Systems – LST

The OSS Foundation is focused on facilitating research and solution development pertaining to multidisciplinary work in key areas of human endeavor that pertain to our sustainable capacity, and the living systems of Earth.

Living Systems Theory is a means of identifying system components within systems. From that it becomes easier to identify needs within the system based on the health of the interactions between subsystems.


The 20 Critical Subsystems of a Living System (Dr.

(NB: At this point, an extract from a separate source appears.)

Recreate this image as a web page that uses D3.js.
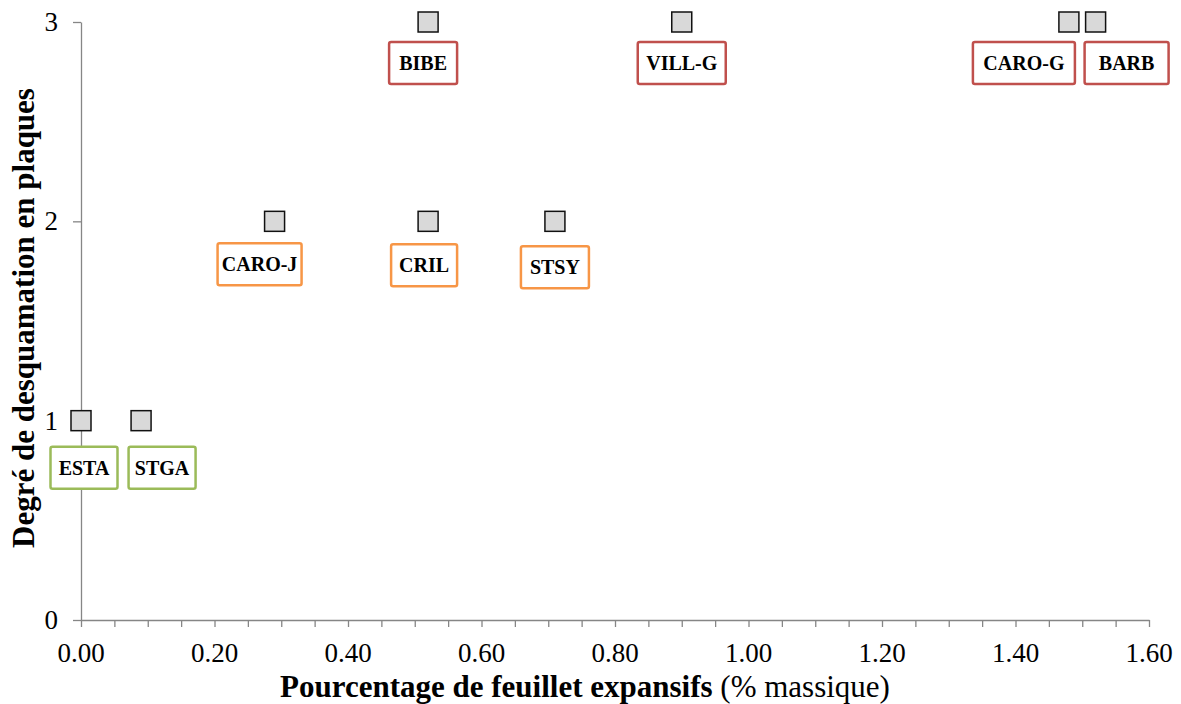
<!DOCTYPE html>
<html>
<head>
<meta charset="utf-8">
<script src="https://cdn.jsdelivr.net/npm/d3@7"></script>
<style>
  body { margin: 0; background: #fff; }
</style>
</head>
<body>
<svg id="canvas" width="1181" height="704"></svg>
<script>
// donnees
const sites = ["ESTA", "STGA", "CARO-J", "CRIL", "STSY", "BIBE", "VILL-G", "CARO-G", "BARB"];
const feuillets = [0.00, 0.09, 0.29, 0.52, 0.71, 0.52, 0.90, 1.48, 1.52];
const degres = [1, 1, 2, 2, 2, 3, 3, 3, 3];
const ticksX = [0, 0.2, 0.4, 0.6, 0.8, 1.0, 1.2, 1.4, 1.6];
const ticksY = [0, 1, 2, 3];

// mise en page des etiquettes (deplacees a la main dans l'original) : [dx, dy, largeur]
const cadres = [[3, 47, 67], [21, 47, 67], [-15, 43, 84], [-4, 44, 66], [0, 46, 68],
                [-5, 41, 68], [0, 41, 88], [-45, 41, 102], [31, 41, 84]];

const couleurs = { 1: "#9bbb59", 2: "#f79646", 3: "#c0504d" };
const police = '"Liberation Serif", "Times New Roman", serif';

const svg = d3.select("#canvas");
const marge = { gauche: 81, droite: 1149, haut: 22, bas: 620 };

const scalaX = d3.scaleLinear().domain([0, 1.6]).range([marge.gauche, marge.droite]);
const scalaY = d3.scaleLinear().domain([0, 3]).range([marge.bas, marge.haut]);

// axe X
const axeX = svg.append("g")
  .attr("transform", `translate(0,${marge.bas})`)
  .call(d3.axisBottom(scalaX)
    .tickValues(d3.range(0, 1.6001, 0.05))
    .tickSize(7)
    .tickSizeOuter(0)
    .tickFormat(""));
axeX.select(".domain").attr("stroke", "#868686").attr("stroke-width", 1.3);
axeX.selectAll(".tick line").attr("stroke", "#868686").attr("stroke-width", 1.3);

svg.append("g").selectAll("text")
  .data(ticksX)
  .enter()
  .append("text")
  .attr("x", d => scalaX(d))
  .attr("y", 662)
  .attr("text-anchor", "middle")
  .style("font-family", police)
  .style("font-size", "27px")
  .attr("fill", "#000")
  .text(d => d.toFixed(2));

// axe Y
const axeY = svg.append("g")
  .attr("transform", `translate(${marge.gauche},0)`)
  .call(d3.axisLeft(scalaY)
    .tickValues(ticksY)
    .tickSize(8)
    .tickSizeOuter(0)
    .tickFormat(""));
axeY.select(".domain").attr("stroke", "#868686").attr("stroke-width", 1.3);
axeY.selectAll(".tick line").attr("stroke", "#868686").attr("stroke-width", 1.3);

svg.append("g").selectAll("text")
  .data(ticksY)
  .enter()
  .append("text")
  .attr("x", 58)
  .attr("y", d => scalaY(d) + 9)
  .attr("text-anchor", "end")
  .style("font-family", police)
  .style("font-size", "27px")
  .attr("fill", "#000")
  .text(d => d);

// titres
const titreX = svg.append("text")
  .attr("x", 585)
  .attr("y", 697)
  .attr("text-anchor", "middle")
  .style("font-family", police)
  .style("font-size", "31px")
  .attr("fill", "#000");
titreX.append("tspan").style("font-weight", "bold").text("Pourcentage de feuillet expansifs");
titreX.append("tspan").text(" (% massique)");

svg.append("text")
  .attr("transform", "translate(34,318) rotate(-90)")
  .attr("text-anchor", "middle")
  .style("font-family", police)
  .style("font-size", "31px")
  .style("font-weight", "bold")
  .attr("fill", "#000")
  .text("Degré de desquamation en plaques");

// points
svg.append("g").selectAll("rect")
  .data(sites)
  .enter()
  .append("rect")
  .attr("x", (d, i) => scalaX(feuillets[i]) - 10)
  .attr("y", (d, i) => scalaY(degres[i]) - 10)
  .attr("width", 20)
  .attr("height", 20)
  .attr("fill", "#d9d9d9")
  .attr("stroke", "#111")
  .attr("stroke-width", 1.5);

// etiquettes
const etiquettes = svg.append("g").selectAll("g")
  .data(sites)
  .enter()
  .append("g")
  .attr("transform", (d, i) => `translate(${scalaX(feuillets[i]) + cadres[i][0]},${scalaY(degres[i]) + cadres[i][1]})`);

etiquettes.append("rect")
  .attr("x", (d, i) => -cadres[i][2] / 2)
  .attr("y", -21)
  .attr("width", (d, i) => cadres[i][2])
  .attr("height", 42)
  .attr("rx", 2)
  .attr("fill", "#fff")
  .attr("stroke", (d, i) => couleurs[degres[i]])
  .attr("stroke-width", 2.5);

etiquettes.append("text")
  .attr("text-anchor", "middle")
  .attr("y", 7)
  .style("font-family", police)
  .style("font-size", "20px")
  .style("font-weight", "bold")
  .attr("fill", "#000")
  .text(d => d);
</script>
</body>
</html>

James Grier Miller)


  • 1.    Reproducer, the subsystem which carries out the instructions in the genetic information or charter of a system and mobilizes matter and energy to produce one or more similar systems.
  • 2.    Boundary, the subsystem at the perimeter of a system that holds together the components which make up the system, protects them from environmental stresses, and excludes or permits entry to various sorts of matter-energy and information.


  • 3.    Ingestor, the subsystem which brings matter-energy across the system boundary from the environment.
  • 4.    Distributor, the subsystem which carries inputs from outside the system, or outputs from its subsystems around the system to each component.
  • 5.    Converter, the subsystem which changes certain inputs to the system into forms more useful for the special processes of that particular system.
  • 6.    Producer, the subsystem which forms stable associations that endure for significant periods among matter-energy inputs to the system or outputs from its converter, the material synthesized being for growth, damage repair, or replacement of components of the system, or for providing energy for moving or constituting the system’s outputs of products or information markers to its suprasystem.
  • 7.    Matter-energy storage, the subsystem which places matter or energy at some location in the system, retains it over time, and retrieves it.
  • 8.    Extruder, the subsystem which transmits matter-energy out of the system in the forms of products or wastes.
  • 9.    Motor, The subsystem which moves the system or parts of it in relation to part or all of its environment or moves components of its environment in relation to each other.
  • 10.    Supporter, the subsystem which maintains the proper spatial relationships among components of the system, so that they can interact without weighting each other down or crowding each other.


  • 11.    Input transducer, the sensory subsystem which brings markers bearing information into the system, changing them to other matter-energy forms suitable for transmission within it.
  • 12.    Internal transducer, the sensory subsystem which receives, from subsystems or components within the system, markers bearing information about significant alterations in those subsystems or components, changing them to other matter-energy forms of a sort which can be transmitted within it.
  • 13.    Channel and net, the subsystem composed of a single route in physical space or multiple interconnected routes over which markers bearing information are transmitted to all parts of the system.
  • 14.    Timer, the clock, set by information from the input transducer about states of the environment, which uses information about processes in the system to measure the passage of time, and transmits to the decider signals that facilitate coordination of the system’s processes in time.
  • 15.    Decoder, the subsystem which alters the code of information input to it through the input transducer or internal transducer into a “private” code that can be used internally by the system.
  • 16.    Associator, the subsystem which carries out the first stage of the learning process, forming enduring associations among items of information in the system.
  • 17.    Memory, the subsystem which carries out the second stage of the learning process, storing information in the system for different periods of time, and then retrieving it.
  • 18.    Decider, the executive subsystem which receives information inputs from all other subsystems and transmits to them outputs for guidance, coordination, and control of the system.
  • 19.    Encoder, the subsystem which alters the code of information input to it from other information processing subsystems, from a “private” code used internally by the system into a “public” code which can be interpreted by other systems in its environment.
  • 20.    Output transducer, the subsystem which puts out markers bearing information from the system, changing markers within the system into other matter-energy forms which can be transmitted over channels in the system’s environment.

Additional Concepts

  • System dynamics: interaction between systems and subsystems.
  • System States: measuring the health of a system in general terms.
  • General systems theory
  • Macro to micro to macro: chicken and the egg, quantum understanding of influences.